Asset allocation determines what you own (stocks, bonds, real estate). Asset location determines where you hold each investment (taxable, traditional, or Roth accounts). Both matter, but asset location is often overlooked. The same portfolio held in tax-optimized accounts can produce significantly better after-tax returns.
Are ETFs always more tax-efficient than mutual funds?
Almost always for equity funds, yes. The ETF creation/redemption mechanism avoids triggering capital gains distributions. The main exception is Vanguard, which has a patented structure allowing their mutual funds to share ETF tax efficiency. For bond funds, the tax advantage of ETFs is smaller.
Should I put all my bonds in tax-deferred accounts?
Taxable bonds, yes — their interest is taxed at ordinary income rates. But municipal bonds should always stay in taxable accounts because their tax-exempt interest is wasted inside a tax-deferred account (where all withdrawals are taxed as ordinary income anyway).

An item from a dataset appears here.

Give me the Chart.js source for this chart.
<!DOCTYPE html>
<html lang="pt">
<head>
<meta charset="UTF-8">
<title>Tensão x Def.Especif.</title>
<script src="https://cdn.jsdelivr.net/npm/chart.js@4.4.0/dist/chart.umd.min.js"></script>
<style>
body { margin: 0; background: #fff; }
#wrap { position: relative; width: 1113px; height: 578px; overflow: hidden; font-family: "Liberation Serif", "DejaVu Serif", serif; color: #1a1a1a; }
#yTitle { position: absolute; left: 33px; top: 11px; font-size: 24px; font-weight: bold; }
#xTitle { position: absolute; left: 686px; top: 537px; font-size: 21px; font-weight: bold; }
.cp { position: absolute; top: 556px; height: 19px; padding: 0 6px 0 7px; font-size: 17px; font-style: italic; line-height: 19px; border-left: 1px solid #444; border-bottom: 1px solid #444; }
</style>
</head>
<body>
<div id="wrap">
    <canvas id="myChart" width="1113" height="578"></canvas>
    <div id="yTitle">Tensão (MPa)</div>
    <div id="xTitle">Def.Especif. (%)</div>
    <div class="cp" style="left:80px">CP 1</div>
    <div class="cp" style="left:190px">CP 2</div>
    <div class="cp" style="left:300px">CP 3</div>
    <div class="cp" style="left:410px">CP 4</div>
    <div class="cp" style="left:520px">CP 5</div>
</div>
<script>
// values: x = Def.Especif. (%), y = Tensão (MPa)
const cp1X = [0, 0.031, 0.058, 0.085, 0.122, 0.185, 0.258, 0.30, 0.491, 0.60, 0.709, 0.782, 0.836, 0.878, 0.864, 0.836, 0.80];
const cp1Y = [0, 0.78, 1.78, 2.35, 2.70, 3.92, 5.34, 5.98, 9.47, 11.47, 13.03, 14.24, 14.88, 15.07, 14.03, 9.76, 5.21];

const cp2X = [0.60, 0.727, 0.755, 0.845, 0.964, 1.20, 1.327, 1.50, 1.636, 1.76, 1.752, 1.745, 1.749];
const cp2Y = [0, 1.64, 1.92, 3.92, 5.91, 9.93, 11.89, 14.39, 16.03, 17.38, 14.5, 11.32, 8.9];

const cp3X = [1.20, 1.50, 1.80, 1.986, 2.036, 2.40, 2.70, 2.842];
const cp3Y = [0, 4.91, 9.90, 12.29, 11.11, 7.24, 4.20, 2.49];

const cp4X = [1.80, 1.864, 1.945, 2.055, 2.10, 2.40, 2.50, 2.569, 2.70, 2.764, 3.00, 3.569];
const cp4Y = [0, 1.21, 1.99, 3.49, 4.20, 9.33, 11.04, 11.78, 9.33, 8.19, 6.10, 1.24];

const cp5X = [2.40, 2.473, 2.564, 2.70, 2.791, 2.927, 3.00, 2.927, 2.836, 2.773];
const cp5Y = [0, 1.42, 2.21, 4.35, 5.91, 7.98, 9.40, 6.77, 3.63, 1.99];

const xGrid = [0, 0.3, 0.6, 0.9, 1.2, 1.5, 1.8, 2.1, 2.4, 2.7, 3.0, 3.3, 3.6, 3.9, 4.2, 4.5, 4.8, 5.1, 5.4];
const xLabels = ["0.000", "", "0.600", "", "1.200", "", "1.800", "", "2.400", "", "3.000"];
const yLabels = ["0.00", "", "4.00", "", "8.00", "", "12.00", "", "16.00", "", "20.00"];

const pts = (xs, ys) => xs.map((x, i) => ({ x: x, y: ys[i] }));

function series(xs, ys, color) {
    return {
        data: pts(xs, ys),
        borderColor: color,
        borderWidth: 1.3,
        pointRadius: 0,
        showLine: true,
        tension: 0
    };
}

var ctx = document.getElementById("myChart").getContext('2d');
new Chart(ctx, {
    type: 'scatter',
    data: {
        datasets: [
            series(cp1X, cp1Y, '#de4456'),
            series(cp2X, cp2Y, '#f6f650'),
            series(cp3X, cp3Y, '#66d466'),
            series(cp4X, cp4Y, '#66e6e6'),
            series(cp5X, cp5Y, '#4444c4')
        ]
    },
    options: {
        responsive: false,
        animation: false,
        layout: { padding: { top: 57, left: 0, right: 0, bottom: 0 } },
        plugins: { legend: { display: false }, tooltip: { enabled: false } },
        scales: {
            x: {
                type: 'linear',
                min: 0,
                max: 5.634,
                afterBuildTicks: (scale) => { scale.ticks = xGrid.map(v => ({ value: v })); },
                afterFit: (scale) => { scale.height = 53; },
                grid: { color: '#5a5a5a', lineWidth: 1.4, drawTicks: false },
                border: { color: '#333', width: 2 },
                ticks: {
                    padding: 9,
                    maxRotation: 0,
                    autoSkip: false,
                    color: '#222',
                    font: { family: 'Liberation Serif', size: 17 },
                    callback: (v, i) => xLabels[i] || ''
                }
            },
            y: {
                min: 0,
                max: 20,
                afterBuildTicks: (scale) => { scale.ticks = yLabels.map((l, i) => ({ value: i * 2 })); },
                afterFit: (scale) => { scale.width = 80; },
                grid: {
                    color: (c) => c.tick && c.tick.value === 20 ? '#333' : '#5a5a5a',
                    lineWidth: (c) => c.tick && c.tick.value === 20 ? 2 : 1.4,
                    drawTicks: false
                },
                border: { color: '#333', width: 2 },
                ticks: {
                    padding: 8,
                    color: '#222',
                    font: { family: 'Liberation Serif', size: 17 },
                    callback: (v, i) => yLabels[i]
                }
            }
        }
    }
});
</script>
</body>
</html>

How much does tax-efficient investing actually save?
Studies estimate that tax-efficient strategies can add 0.5% to 1.5% in annual after-tax returns. On a $500,000 portfolio over 30 years, that’s $200,000 to $600,000 in additional wealth. The impact compounds over time, making tax efficiency more valuable the longer your investment horizon.
Is tax-efficient investing worth the effort for small portfolios?
The basic principles — using index funds, holding for over a year, maximizing tax-advantaged accounts — are easy and benefit portfolios of any size. Advanced strategies like asset location across accounts and systematic tax-loss harvesting become more impactful as your portfolio grows above $100,000, but building good habits early pays off exponentially over time.